──────── DATA IN THIS EXERCISE ────────

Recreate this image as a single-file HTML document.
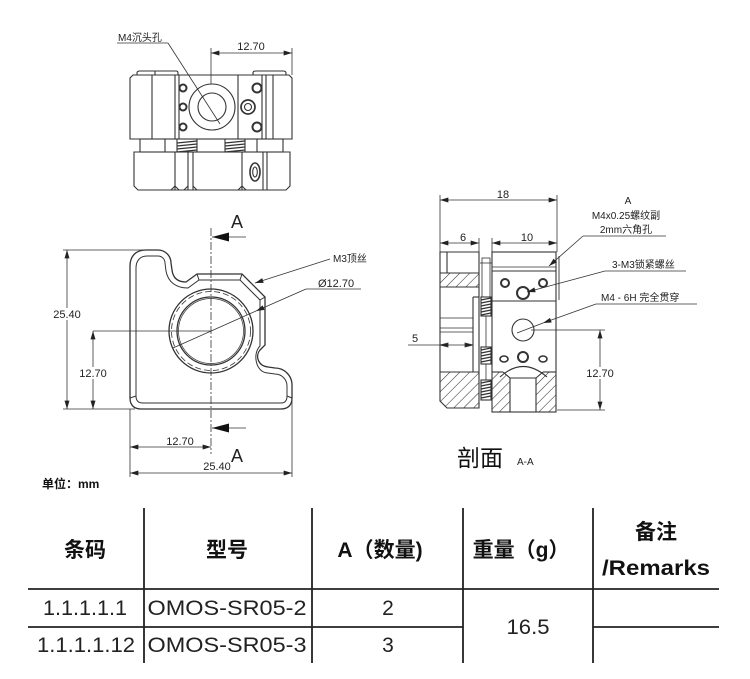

────────
──────── DATA IN THIS EXERCISE ────────

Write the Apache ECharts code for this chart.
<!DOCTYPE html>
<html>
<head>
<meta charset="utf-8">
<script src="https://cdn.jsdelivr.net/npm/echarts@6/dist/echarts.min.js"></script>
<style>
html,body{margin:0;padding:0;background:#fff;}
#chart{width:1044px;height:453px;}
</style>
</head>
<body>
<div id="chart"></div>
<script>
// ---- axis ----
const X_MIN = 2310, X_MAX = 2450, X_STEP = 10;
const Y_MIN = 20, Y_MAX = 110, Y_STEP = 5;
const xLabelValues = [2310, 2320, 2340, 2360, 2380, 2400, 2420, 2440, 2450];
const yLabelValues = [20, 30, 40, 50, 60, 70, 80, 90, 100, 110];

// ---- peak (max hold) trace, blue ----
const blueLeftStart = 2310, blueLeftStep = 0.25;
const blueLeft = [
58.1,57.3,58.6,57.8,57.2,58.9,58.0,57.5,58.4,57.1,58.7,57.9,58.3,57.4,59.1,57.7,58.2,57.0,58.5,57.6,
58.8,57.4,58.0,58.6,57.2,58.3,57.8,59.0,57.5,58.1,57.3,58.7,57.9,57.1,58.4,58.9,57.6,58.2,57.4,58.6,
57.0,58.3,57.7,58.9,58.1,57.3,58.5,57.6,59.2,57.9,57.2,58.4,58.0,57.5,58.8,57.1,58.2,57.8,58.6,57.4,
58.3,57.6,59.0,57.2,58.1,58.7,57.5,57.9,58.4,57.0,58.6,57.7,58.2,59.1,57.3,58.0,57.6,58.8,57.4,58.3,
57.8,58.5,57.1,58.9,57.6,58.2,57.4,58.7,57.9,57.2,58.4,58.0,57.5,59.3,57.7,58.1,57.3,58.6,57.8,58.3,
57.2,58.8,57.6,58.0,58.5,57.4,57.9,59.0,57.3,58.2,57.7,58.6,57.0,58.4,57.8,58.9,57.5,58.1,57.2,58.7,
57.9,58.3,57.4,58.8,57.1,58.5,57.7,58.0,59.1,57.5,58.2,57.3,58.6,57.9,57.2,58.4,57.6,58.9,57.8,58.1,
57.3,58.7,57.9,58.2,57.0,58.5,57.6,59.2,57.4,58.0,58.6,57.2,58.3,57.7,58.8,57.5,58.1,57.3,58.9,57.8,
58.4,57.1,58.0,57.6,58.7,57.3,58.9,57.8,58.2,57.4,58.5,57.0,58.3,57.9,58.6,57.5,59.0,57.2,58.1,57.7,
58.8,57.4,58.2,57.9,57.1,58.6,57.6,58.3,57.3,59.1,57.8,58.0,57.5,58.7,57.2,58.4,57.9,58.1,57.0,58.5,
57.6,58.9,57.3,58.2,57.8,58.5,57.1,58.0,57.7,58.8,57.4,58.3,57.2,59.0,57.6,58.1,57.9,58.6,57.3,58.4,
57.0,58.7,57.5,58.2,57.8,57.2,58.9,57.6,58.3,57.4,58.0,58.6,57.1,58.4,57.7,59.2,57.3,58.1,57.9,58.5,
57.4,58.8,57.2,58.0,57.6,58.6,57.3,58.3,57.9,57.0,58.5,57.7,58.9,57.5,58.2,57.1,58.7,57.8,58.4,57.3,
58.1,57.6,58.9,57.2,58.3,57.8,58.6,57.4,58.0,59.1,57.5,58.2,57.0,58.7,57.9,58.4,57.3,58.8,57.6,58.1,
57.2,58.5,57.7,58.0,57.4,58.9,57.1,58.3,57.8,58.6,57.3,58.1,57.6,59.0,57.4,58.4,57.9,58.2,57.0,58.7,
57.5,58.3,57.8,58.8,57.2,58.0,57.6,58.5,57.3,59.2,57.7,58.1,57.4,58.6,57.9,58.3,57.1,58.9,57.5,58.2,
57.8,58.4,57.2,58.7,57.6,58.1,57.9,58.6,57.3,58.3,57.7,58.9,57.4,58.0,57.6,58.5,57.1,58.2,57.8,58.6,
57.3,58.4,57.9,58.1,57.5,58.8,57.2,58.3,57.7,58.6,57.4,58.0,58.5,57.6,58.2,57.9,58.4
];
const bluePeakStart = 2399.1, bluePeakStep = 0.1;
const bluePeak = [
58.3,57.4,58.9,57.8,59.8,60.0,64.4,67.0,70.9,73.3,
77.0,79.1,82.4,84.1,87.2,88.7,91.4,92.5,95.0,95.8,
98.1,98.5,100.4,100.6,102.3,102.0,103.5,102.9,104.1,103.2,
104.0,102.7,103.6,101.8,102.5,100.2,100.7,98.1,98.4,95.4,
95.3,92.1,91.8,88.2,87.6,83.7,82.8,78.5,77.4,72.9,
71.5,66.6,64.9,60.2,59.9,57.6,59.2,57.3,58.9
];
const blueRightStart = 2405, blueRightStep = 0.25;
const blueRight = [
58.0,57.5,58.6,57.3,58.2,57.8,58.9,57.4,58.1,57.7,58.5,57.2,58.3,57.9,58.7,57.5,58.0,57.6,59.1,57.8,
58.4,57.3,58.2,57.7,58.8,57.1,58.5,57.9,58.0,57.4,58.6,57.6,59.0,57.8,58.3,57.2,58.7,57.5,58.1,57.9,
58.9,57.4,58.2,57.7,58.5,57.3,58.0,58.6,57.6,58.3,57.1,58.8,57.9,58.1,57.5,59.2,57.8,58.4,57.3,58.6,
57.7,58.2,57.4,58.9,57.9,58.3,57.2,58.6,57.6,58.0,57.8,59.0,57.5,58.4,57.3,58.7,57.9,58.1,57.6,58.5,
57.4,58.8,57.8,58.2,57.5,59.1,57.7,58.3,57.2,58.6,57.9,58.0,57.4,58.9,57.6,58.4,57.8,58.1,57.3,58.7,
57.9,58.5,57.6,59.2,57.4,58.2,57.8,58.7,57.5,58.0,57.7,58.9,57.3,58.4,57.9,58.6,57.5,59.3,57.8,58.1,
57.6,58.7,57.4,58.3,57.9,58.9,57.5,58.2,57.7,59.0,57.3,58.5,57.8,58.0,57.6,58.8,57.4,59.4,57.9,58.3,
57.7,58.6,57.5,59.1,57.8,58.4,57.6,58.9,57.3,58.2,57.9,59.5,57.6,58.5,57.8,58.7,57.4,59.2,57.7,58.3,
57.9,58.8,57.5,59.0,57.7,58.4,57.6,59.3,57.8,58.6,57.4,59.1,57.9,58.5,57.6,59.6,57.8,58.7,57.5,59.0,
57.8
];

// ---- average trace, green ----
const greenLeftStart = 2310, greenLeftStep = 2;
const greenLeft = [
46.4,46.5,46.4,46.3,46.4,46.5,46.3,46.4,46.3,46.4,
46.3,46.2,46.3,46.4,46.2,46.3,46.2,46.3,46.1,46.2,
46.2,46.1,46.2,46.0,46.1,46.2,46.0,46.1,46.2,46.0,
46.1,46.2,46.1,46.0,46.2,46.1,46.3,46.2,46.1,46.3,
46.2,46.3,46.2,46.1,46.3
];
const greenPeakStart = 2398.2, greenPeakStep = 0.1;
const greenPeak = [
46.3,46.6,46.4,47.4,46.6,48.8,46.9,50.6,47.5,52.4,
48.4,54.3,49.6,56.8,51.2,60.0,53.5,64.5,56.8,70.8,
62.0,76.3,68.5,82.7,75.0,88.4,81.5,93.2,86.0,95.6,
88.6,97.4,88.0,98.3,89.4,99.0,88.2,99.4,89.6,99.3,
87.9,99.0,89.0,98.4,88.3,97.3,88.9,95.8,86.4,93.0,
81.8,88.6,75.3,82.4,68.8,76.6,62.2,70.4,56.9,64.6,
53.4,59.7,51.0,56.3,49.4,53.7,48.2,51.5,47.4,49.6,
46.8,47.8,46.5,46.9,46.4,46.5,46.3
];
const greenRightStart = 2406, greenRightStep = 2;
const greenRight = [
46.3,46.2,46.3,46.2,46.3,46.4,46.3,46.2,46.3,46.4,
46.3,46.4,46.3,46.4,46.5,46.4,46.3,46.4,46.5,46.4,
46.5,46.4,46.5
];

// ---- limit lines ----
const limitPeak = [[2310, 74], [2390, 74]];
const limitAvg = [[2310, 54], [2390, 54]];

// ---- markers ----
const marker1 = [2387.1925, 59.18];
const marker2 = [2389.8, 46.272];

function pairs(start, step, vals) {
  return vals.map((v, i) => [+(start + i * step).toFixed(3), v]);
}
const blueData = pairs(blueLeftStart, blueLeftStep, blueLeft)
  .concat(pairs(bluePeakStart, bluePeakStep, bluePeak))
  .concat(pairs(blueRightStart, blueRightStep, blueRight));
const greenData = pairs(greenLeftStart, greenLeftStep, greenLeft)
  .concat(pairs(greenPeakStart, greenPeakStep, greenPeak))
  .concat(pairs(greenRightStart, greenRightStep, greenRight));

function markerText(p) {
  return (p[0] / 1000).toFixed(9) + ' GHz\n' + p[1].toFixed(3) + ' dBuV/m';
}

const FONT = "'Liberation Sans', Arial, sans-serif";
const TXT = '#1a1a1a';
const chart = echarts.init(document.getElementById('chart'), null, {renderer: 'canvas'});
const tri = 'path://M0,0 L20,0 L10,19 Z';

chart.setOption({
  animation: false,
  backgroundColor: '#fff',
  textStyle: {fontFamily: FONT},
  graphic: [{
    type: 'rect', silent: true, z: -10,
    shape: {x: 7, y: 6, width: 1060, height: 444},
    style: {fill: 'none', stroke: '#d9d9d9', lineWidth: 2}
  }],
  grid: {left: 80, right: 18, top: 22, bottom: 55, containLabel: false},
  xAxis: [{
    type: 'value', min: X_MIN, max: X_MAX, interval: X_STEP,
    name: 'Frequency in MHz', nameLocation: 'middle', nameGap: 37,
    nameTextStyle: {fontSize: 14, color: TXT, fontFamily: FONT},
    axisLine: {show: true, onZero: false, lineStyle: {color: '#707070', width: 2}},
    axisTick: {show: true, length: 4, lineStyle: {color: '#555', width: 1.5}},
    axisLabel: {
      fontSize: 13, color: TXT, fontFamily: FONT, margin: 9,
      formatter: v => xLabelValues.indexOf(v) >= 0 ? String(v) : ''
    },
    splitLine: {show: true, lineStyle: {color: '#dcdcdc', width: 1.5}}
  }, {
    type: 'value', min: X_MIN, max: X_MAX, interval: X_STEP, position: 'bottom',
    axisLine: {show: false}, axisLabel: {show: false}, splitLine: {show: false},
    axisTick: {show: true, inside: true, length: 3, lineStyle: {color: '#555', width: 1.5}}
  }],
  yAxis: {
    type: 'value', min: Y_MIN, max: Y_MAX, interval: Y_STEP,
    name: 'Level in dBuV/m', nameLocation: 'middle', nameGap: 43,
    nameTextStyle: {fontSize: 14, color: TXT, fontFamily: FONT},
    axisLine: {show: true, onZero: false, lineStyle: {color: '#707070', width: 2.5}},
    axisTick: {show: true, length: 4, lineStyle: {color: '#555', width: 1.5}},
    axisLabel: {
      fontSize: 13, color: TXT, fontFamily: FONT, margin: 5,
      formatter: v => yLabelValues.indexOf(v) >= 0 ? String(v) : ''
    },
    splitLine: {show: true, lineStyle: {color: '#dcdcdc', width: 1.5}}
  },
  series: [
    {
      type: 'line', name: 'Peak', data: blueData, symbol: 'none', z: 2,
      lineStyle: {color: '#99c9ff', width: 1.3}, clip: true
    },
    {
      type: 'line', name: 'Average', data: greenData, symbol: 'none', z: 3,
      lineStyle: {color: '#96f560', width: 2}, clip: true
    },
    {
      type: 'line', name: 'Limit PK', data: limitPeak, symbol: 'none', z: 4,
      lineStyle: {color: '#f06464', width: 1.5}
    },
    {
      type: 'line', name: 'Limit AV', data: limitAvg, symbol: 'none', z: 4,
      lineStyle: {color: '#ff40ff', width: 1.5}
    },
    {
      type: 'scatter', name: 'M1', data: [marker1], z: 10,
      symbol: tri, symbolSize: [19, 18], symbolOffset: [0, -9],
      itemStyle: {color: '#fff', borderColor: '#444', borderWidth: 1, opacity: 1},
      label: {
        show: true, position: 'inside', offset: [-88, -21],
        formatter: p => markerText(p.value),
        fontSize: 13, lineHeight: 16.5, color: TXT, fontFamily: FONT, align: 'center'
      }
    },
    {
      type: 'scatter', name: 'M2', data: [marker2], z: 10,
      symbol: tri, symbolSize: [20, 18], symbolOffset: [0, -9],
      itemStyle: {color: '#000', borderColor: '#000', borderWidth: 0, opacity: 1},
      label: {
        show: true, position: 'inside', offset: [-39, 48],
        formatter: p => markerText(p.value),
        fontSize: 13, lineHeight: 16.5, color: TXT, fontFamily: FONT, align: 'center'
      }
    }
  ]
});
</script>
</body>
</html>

────────

## STATED EXERCISE
The lines to transcribe begin at the line with "Write the Apache ECharts code for this chart." and end at the line with "90, 100, 110];"; copy them exactly, both ends included.

## ANSWER FOR THIS EXERCISE
Write the Apache ECharts code for this chart.
<!DOCTYPE html>
<html>
<head>
<meta charset="utf-8">
<script src="https://cdn.jsdelivr.net/npm/echarts@6/dist/echarts.min.js"></script>
<style>
html,body{margin:0;padding:0;background:#fff;}
#chart{width:1044px;height:453px;}
</style>
</head>
<body>
<div id="chart"></div>
<script>
// ---- axis ----
const X_MIN = 2310, X_MAX = 2450, X_STEP = 10;
const Y_MIN = 20, Y_MAX = 110, Y_STEP = 5;
const xLabelValues = [2310, 2320, 2340, 2360, 2380, 2400, 2420, 2440, 2450];
const yLabelValues = [20, 30, 40, 50, 60, 70, 80, 90, 100, 110];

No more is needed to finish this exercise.